**TASK DETAILS**
In the entries below, find the line containing "Rebuild this chart" and the line containing "-0.149, -0.048, 0.123, 0.686, 0.044, 0.306, 0.343]". Copy those two lines and everything between them exactly, without the pictures.

**WORKING DATA**
---*---

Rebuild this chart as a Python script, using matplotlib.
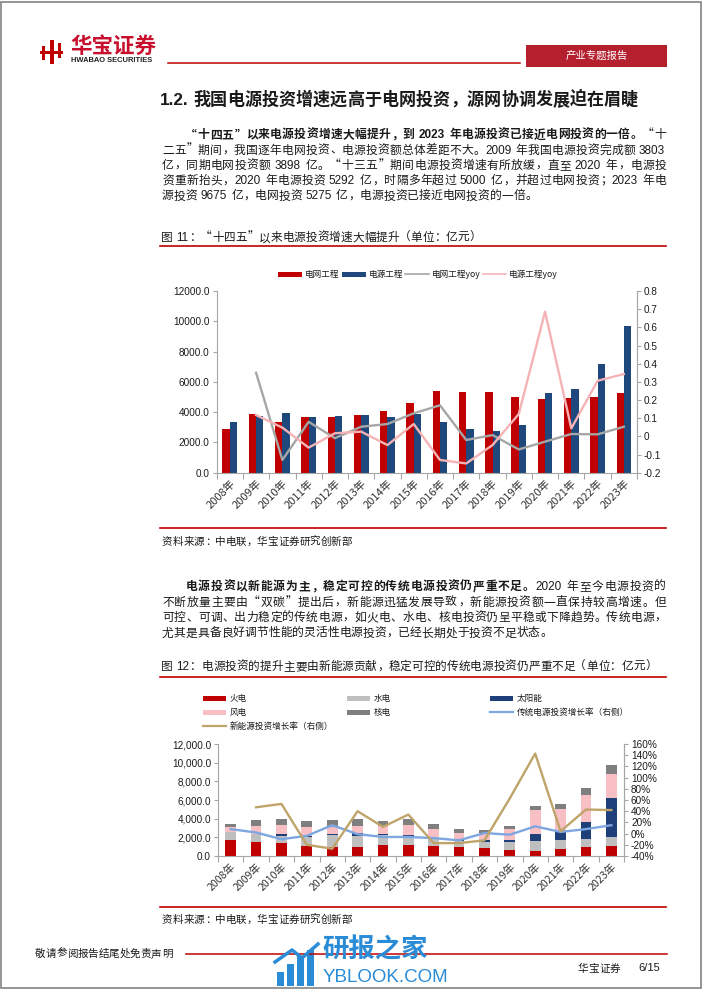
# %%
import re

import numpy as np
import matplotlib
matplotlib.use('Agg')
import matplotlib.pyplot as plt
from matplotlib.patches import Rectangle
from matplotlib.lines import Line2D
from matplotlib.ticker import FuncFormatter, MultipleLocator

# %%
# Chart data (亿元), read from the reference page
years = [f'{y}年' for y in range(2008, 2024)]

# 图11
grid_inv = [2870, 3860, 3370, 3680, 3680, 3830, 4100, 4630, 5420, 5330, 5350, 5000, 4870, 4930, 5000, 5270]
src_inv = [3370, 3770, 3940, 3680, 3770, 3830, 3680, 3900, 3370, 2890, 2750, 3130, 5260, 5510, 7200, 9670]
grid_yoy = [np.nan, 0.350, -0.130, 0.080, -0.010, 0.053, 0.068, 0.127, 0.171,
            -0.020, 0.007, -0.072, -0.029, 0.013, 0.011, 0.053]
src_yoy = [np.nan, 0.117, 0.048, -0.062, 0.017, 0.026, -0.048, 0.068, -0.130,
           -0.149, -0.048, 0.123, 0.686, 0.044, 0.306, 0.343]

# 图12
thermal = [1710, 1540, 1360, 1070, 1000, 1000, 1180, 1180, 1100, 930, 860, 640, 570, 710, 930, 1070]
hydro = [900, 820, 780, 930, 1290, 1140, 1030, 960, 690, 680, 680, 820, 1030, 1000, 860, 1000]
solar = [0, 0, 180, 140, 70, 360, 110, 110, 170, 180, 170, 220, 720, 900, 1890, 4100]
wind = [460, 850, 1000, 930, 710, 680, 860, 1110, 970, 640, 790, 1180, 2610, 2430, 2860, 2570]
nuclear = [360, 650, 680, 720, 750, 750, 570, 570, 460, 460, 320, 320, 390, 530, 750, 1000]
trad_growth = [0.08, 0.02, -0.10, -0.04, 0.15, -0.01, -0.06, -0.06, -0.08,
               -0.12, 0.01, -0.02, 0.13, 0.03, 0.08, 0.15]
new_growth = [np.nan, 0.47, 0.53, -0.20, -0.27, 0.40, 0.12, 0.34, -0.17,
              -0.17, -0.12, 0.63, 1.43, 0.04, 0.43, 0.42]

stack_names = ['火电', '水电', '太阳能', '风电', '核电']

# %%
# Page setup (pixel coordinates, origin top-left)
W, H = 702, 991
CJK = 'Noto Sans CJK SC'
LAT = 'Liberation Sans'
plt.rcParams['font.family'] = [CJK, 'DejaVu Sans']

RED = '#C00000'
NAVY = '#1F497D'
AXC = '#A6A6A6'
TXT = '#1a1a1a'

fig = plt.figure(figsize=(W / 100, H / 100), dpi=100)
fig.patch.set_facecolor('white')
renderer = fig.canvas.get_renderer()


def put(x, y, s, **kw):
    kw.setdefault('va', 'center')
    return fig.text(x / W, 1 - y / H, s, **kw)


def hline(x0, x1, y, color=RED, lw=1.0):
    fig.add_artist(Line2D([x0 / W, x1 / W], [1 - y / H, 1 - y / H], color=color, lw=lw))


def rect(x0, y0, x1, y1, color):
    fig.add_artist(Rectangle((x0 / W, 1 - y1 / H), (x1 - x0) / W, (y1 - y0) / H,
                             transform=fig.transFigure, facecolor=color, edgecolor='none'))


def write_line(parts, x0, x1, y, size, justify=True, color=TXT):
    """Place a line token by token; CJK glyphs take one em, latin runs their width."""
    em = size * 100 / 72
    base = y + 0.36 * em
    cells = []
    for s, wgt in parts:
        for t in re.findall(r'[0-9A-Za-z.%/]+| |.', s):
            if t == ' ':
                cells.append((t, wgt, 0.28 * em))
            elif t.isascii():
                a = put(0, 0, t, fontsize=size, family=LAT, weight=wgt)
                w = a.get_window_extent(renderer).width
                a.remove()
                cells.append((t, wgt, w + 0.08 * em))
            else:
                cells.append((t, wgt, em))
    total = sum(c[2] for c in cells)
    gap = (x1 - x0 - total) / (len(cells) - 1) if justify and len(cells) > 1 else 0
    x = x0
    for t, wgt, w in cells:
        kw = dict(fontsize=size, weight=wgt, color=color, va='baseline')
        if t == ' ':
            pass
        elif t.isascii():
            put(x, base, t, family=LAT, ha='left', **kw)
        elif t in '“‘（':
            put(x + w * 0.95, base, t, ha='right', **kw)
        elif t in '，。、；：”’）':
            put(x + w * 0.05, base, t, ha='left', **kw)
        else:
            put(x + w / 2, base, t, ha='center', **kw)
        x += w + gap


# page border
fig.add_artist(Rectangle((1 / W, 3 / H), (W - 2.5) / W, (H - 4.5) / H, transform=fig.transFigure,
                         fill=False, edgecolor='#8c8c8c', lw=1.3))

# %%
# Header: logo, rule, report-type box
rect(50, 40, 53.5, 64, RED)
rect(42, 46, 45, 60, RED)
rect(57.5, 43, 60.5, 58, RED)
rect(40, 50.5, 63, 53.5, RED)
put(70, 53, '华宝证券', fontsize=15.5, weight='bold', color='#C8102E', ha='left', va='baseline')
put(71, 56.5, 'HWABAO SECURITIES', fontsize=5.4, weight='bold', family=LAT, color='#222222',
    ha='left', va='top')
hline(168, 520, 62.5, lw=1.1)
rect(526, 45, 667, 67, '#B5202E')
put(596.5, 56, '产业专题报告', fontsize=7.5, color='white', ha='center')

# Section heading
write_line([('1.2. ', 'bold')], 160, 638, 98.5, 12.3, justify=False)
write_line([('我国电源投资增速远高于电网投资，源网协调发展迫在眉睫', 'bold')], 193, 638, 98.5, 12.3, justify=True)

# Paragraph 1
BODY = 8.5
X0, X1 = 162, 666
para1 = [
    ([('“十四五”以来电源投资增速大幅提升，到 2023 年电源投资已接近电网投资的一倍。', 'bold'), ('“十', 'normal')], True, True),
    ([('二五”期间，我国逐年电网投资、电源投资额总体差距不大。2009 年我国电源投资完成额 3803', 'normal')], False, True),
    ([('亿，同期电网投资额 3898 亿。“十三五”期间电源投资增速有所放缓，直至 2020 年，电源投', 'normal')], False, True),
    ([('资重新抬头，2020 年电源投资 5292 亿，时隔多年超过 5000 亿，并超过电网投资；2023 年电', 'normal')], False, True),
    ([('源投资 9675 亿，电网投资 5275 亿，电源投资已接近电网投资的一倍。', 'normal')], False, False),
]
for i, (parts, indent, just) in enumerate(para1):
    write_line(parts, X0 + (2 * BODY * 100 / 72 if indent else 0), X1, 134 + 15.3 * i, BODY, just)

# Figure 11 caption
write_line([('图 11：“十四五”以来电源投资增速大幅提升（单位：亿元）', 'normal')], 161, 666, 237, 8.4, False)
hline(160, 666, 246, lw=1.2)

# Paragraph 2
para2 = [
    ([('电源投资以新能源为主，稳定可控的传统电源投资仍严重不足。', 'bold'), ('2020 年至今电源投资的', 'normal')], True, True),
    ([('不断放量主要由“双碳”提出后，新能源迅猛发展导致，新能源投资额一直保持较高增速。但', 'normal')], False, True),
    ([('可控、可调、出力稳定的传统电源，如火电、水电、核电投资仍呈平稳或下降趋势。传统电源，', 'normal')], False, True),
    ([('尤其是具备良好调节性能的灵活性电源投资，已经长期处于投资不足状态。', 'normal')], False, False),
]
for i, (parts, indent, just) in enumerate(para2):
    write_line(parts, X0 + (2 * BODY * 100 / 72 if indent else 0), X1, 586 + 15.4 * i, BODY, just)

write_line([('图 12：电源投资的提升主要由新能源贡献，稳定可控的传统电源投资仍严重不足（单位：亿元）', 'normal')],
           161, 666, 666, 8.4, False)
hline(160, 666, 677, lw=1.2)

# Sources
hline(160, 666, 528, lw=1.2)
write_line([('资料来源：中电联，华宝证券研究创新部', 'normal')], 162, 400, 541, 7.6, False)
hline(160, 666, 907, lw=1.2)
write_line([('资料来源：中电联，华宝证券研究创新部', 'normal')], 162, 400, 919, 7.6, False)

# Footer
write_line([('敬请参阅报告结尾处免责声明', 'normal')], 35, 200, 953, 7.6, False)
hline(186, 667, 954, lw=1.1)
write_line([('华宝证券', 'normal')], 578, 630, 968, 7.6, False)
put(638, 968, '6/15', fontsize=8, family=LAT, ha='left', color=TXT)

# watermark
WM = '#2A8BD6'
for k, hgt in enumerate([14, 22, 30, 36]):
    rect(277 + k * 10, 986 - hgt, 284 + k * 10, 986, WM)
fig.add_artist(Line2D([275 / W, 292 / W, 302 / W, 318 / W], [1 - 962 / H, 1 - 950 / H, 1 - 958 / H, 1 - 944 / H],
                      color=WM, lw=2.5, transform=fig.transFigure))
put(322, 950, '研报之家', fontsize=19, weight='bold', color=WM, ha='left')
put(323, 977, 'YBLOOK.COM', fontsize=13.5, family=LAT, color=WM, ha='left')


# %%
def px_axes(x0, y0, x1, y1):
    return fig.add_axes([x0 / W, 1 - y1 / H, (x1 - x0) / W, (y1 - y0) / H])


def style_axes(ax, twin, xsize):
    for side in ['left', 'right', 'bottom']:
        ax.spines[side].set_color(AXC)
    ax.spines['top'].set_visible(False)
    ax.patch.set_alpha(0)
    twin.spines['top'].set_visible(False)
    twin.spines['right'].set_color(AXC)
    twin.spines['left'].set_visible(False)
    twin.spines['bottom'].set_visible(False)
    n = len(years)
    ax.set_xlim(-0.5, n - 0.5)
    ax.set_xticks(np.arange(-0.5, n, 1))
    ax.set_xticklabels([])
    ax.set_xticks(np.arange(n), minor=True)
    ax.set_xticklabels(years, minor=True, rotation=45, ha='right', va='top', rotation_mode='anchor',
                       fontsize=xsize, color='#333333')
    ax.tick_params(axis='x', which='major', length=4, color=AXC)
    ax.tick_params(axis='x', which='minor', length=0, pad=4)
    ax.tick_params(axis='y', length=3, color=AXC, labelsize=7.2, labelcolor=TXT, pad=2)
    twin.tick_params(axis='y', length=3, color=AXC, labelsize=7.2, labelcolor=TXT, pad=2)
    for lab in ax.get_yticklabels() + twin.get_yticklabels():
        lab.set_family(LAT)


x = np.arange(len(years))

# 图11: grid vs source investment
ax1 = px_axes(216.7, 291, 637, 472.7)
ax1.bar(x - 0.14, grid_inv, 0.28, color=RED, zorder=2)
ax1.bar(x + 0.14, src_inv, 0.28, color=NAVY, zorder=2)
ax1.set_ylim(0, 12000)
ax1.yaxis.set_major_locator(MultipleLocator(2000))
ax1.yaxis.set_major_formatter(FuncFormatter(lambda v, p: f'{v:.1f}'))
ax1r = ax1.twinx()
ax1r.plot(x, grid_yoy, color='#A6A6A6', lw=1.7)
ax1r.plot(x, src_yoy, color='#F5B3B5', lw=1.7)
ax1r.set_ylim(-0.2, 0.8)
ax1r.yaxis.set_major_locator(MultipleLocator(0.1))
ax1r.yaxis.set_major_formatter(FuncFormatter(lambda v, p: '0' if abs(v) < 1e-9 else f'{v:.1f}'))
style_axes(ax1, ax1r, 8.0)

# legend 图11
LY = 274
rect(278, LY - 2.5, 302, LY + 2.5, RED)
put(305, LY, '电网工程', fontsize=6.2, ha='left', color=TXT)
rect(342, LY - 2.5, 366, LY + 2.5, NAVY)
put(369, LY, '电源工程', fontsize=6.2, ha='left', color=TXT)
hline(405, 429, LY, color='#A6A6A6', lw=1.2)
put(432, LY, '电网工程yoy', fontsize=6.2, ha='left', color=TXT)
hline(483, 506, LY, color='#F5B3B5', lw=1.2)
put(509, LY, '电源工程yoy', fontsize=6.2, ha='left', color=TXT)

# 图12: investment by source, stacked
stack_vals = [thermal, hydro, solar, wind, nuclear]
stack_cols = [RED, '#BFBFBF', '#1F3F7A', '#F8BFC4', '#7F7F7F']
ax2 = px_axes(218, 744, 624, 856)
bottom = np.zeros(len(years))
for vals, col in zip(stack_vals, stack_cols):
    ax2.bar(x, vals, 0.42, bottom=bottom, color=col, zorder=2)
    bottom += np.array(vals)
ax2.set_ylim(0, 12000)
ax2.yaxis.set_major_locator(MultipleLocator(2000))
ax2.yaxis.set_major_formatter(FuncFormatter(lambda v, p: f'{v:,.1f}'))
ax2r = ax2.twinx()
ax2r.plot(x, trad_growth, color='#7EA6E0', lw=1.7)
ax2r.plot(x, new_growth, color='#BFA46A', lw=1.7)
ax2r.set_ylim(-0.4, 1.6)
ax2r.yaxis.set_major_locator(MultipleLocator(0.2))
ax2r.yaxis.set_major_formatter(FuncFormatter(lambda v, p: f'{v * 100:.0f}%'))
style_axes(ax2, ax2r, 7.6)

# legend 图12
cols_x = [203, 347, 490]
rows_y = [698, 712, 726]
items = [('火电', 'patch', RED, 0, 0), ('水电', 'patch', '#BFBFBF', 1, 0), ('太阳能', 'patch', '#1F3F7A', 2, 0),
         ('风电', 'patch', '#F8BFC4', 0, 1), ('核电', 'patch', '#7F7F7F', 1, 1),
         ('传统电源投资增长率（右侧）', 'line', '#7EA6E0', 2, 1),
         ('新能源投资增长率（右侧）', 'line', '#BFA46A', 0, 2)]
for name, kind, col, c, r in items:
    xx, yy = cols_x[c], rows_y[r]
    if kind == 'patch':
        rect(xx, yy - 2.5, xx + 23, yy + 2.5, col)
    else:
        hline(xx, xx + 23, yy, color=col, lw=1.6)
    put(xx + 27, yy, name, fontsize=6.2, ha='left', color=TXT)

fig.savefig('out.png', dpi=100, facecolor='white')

---*---

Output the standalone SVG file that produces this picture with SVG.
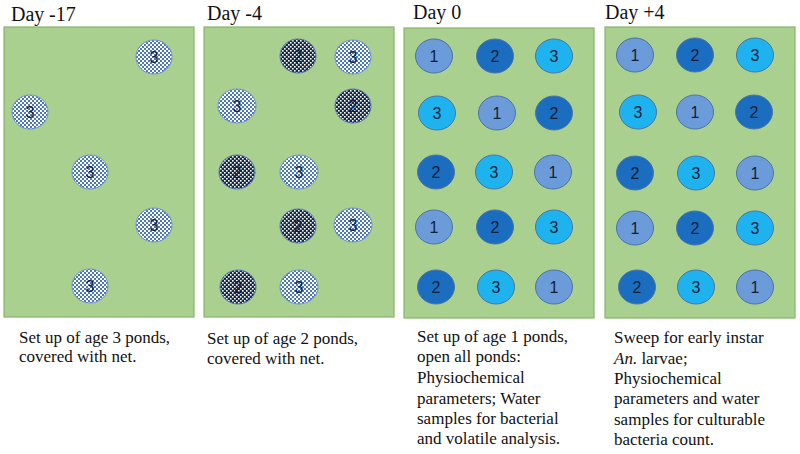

---*---

**FINAL RESULT**
Rebuild this chart as a Python script, using matplotlib.
# %%
import re

import numpy as np
import matplotlib
matplotlib.use('Agg')
import matplotlib.pyplot as plt
from matplotlib.patches import Rectangle
from matplotlib.lines import Line2D
from matplotlib.ticker import FuncFormatter, MultipleLocator

# %%
# Chart data (亿元), read from the reference page
years = [f'{y}年' for y in range(2008, 2024)]

# 图11
grid_inv = [2870, 3860, 3370, 3680, 3680, 3830, 4100, 4630, 5420, 5330, 5350, 5000, 4870, 4930, 5000, 5270]
src_inv = [3370, 3770, 3940, 3680, 3770, 3830, 3680, 3900, 3370, 2890, 2750, 3130, 5260, 5510, 7200, 9670]
grid_yoy = [np.nan, 0.350, -0.130, 0.080, -0.010, 0.053, 0.068, 0.127, 0.171,
            -0.020, 0.007, -0.072, -0.029, 0.013, 0.011, 0.053]
src_yoy = [np.nan, 0.117, 0.048, -0.062, 0.017, 0.026, -0.048, 0.068, -0.130,
           -0.149, -0.048, 0.123, 0.686, 0.044, 0.306, 0.343]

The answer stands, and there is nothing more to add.